▶ **GOAL**
Some lines in the records below may hold the word "Convert"; give the number of those lines and nothing else.

Records with drawing code
[Start]
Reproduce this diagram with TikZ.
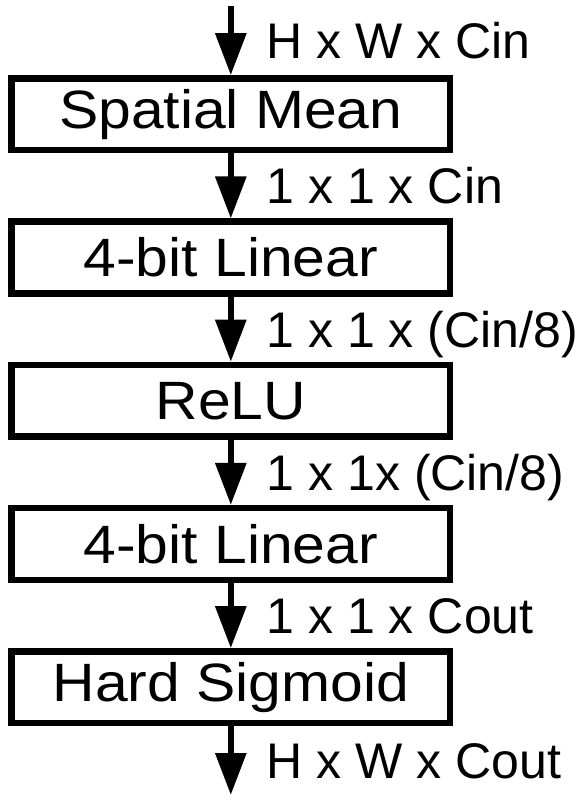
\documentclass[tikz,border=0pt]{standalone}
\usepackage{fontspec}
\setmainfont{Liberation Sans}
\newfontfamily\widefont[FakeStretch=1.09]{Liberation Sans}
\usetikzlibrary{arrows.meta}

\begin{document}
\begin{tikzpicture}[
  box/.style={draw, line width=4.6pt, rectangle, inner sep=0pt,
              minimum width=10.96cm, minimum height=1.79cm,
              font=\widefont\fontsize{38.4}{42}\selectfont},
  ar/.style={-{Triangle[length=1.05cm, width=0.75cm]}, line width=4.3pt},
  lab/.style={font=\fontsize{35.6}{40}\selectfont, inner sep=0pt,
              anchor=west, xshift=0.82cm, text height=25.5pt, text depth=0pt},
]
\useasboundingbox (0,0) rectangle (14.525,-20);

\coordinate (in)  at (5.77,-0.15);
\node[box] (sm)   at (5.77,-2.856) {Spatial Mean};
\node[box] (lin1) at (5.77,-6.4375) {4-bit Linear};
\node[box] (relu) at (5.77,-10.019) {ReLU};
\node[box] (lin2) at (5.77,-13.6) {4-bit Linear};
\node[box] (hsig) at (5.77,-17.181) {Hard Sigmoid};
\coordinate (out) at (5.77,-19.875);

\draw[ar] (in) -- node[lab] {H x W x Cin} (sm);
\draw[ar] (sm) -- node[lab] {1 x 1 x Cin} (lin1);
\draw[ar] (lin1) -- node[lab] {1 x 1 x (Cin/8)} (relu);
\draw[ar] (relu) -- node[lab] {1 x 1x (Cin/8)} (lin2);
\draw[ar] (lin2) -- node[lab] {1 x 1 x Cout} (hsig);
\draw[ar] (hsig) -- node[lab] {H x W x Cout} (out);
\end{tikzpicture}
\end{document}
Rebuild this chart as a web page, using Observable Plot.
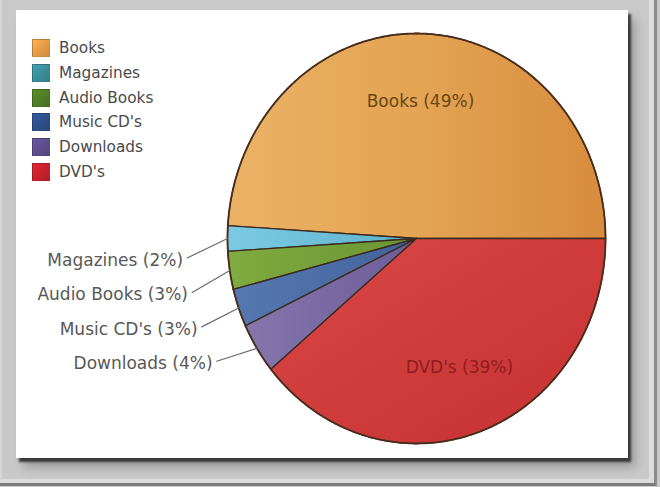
[End]
[Start]
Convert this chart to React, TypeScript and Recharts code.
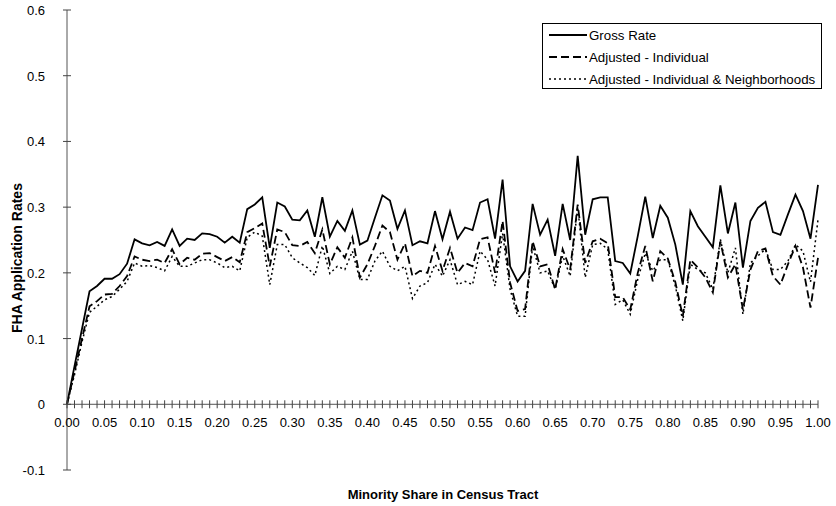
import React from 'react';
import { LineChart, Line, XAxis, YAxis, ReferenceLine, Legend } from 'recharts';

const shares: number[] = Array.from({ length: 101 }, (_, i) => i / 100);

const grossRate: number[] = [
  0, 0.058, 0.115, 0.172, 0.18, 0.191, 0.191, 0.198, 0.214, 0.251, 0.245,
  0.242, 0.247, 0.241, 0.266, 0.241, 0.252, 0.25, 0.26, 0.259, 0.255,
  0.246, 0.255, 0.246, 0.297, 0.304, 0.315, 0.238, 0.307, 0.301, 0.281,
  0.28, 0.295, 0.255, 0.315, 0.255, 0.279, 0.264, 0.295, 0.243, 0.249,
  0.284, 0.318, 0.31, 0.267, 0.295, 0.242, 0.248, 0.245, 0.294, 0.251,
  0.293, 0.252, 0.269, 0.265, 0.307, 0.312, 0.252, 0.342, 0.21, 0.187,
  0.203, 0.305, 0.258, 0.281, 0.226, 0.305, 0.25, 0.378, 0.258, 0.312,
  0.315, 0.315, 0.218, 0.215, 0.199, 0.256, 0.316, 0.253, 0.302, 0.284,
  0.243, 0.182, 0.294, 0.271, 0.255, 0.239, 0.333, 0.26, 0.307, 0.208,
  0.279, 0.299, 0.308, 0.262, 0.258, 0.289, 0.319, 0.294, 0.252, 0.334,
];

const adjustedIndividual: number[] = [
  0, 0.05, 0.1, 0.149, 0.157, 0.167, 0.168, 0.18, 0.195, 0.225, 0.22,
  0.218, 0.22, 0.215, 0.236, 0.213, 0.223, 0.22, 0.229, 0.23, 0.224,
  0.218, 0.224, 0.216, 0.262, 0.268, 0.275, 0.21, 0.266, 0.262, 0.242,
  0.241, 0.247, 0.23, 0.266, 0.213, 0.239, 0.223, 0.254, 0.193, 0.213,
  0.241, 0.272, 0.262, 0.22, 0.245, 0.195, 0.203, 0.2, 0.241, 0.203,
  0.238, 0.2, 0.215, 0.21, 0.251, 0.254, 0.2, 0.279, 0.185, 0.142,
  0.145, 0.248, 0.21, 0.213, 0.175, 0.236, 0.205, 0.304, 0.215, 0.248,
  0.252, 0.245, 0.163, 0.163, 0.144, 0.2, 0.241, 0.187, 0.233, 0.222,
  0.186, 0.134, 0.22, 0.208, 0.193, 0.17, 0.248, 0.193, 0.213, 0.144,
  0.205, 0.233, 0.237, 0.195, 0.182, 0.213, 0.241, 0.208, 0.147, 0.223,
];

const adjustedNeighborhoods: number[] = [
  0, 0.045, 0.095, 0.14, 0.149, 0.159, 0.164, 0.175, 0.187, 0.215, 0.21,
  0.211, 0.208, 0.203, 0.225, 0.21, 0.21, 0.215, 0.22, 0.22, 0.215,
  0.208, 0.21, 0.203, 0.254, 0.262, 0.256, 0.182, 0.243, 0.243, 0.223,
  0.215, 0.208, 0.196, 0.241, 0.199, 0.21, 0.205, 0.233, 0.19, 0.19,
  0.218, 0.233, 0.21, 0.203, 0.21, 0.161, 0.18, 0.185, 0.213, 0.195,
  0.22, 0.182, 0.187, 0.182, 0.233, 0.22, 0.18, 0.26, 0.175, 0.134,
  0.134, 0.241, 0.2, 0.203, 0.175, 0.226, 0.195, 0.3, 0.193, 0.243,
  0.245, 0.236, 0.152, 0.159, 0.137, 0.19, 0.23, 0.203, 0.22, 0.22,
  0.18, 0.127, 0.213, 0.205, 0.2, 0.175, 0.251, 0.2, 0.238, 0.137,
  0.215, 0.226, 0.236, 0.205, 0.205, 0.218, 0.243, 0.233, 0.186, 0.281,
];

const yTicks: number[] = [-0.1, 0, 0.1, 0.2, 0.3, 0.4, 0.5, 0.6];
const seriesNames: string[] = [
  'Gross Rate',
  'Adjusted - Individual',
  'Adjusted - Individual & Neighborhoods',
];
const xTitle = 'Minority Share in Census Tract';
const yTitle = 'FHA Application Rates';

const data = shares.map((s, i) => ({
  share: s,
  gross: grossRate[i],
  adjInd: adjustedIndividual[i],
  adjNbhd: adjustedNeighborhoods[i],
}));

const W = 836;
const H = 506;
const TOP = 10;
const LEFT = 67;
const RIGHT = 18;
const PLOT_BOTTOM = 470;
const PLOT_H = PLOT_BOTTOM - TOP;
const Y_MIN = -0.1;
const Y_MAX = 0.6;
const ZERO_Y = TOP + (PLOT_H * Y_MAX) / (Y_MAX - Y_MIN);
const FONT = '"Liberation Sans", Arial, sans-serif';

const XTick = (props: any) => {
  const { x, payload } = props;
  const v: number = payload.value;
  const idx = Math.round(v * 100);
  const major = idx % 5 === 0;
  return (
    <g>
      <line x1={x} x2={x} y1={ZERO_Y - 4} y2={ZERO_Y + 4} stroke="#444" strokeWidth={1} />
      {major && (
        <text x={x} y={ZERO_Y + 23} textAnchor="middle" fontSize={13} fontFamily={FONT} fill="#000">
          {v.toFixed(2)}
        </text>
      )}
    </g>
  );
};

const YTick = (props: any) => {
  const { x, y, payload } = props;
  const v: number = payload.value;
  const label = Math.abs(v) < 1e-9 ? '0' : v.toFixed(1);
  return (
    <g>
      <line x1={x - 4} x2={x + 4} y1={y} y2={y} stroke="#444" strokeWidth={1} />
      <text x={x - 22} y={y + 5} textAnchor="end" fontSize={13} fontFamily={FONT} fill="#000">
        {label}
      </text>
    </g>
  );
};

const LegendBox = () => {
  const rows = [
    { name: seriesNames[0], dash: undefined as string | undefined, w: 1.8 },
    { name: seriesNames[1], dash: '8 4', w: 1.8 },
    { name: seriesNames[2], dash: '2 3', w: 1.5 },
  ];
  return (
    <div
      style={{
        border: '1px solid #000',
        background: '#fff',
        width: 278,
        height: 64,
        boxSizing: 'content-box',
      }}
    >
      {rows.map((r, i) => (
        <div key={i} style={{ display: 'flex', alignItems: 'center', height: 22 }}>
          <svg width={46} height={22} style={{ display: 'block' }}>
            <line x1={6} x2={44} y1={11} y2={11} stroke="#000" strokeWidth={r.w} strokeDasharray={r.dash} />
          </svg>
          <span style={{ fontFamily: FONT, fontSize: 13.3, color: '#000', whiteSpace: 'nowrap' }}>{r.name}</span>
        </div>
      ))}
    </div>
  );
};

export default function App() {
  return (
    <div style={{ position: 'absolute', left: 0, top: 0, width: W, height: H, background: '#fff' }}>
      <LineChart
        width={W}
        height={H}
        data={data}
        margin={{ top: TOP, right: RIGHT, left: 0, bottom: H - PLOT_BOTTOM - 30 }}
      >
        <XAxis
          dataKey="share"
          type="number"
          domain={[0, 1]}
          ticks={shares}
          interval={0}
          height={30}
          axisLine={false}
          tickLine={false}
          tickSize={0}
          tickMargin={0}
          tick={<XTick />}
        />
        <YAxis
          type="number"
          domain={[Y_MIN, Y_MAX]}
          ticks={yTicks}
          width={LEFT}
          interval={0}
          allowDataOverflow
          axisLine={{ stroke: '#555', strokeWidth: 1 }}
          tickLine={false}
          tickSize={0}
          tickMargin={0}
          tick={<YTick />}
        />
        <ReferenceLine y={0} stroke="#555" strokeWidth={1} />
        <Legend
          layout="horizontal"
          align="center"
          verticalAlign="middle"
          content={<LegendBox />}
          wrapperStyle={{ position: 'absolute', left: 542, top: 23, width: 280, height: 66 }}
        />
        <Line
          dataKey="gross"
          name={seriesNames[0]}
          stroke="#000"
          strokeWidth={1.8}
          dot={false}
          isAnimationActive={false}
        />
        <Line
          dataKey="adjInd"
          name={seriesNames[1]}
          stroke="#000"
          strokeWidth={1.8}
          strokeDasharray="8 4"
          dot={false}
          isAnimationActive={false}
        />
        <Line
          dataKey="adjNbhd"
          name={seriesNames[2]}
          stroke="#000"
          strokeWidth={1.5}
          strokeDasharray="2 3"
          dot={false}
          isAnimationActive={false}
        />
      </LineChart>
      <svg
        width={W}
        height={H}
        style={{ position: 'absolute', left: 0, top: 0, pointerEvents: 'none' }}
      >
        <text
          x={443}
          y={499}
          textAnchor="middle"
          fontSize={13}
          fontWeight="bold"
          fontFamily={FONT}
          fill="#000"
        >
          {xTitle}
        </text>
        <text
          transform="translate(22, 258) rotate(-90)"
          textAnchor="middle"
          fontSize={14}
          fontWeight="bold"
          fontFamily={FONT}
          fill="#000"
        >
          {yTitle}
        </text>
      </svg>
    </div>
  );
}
[End]
[Start]
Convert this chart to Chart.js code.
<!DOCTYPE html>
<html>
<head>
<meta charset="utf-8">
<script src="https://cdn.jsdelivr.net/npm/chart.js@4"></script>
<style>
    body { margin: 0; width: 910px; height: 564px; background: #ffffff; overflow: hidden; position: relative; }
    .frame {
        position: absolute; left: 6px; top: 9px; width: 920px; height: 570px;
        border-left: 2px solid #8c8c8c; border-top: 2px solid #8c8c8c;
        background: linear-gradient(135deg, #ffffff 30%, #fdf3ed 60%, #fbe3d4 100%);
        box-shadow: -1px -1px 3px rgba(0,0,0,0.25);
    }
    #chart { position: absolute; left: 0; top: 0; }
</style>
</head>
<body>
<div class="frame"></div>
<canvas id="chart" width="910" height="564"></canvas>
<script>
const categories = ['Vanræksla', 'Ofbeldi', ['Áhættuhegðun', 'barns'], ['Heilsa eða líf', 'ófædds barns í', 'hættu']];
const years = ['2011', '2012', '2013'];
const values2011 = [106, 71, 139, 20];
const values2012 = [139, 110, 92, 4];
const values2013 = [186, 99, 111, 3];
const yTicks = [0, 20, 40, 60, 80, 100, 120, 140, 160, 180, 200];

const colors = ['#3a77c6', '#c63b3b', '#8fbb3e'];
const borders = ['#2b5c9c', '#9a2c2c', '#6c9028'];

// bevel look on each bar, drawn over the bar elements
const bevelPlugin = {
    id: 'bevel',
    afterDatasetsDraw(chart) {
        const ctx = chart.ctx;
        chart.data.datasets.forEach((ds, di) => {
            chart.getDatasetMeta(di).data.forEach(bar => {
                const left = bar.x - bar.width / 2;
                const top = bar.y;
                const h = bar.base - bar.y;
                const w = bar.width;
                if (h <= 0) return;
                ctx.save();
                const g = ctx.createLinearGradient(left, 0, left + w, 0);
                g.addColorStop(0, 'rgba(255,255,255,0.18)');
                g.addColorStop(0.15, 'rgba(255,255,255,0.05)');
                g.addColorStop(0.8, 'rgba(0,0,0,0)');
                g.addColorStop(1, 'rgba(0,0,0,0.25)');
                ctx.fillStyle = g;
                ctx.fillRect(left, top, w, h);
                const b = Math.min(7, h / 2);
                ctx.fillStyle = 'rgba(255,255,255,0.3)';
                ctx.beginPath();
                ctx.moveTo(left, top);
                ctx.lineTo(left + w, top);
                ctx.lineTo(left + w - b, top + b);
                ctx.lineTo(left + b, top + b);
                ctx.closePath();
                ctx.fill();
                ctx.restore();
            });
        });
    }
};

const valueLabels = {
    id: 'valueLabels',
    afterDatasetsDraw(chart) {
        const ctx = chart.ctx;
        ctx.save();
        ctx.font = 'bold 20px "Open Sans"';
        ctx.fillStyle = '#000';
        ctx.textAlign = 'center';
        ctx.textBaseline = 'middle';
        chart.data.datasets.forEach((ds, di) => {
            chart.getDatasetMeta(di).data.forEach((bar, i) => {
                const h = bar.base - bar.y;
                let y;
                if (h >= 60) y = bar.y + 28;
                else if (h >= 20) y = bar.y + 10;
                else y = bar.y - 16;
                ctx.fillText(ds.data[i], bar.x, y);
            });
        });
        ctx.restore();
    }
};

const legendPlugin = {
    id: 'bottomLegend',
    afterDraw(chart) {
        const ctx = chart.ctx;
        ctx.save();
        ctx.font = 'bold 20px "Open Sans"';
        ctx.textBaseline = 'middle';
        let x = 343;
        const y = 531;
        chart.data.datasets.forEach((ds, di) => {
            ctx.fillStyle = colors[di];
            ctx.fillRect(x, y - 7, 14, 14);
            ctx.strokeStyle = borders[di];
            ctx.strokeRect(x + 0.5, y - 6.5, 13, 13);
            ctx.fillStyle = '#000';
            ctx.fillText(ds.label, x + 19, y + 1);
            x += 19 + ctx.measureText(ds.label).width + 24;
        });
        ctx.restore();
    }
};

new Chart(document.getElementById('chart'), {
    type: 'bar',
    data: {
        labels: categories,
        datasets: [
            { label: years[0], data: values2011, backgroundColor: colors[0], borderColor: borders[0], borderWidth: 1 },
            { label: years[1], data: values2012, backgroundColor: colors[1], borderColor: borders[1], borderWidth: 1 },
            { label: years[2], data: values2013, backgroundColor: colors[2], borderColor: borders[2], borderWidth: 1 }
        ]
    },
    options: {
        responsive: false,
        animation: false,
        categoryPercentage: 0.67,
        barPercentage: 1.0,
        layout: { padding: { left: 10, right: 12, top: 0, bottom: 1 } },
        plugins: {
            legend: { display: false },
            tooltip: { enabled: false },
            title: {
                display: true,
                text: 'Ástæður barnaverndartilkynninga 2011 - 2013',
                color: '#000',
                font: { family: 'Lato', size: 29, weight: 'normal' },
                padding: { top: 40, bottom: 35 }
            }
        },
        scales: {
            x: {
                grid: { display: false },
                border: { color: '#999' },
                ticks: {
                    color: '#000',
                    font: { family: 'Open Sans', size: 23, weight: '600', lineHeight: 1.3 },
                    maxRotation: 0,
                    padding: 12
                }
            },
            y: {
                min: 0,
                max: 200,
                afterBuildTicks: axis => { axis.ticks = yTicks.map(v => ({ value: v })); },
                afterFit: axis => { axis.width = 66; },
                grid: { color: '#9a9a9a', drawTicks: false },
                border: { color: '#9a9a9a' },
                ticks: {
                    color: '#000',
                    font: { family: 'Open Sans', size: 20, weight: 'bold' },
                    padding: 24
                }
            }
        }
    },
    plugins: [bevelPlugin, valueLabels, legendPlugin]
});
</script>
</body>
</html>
[End]
▶ **TASK OUTPUT**
2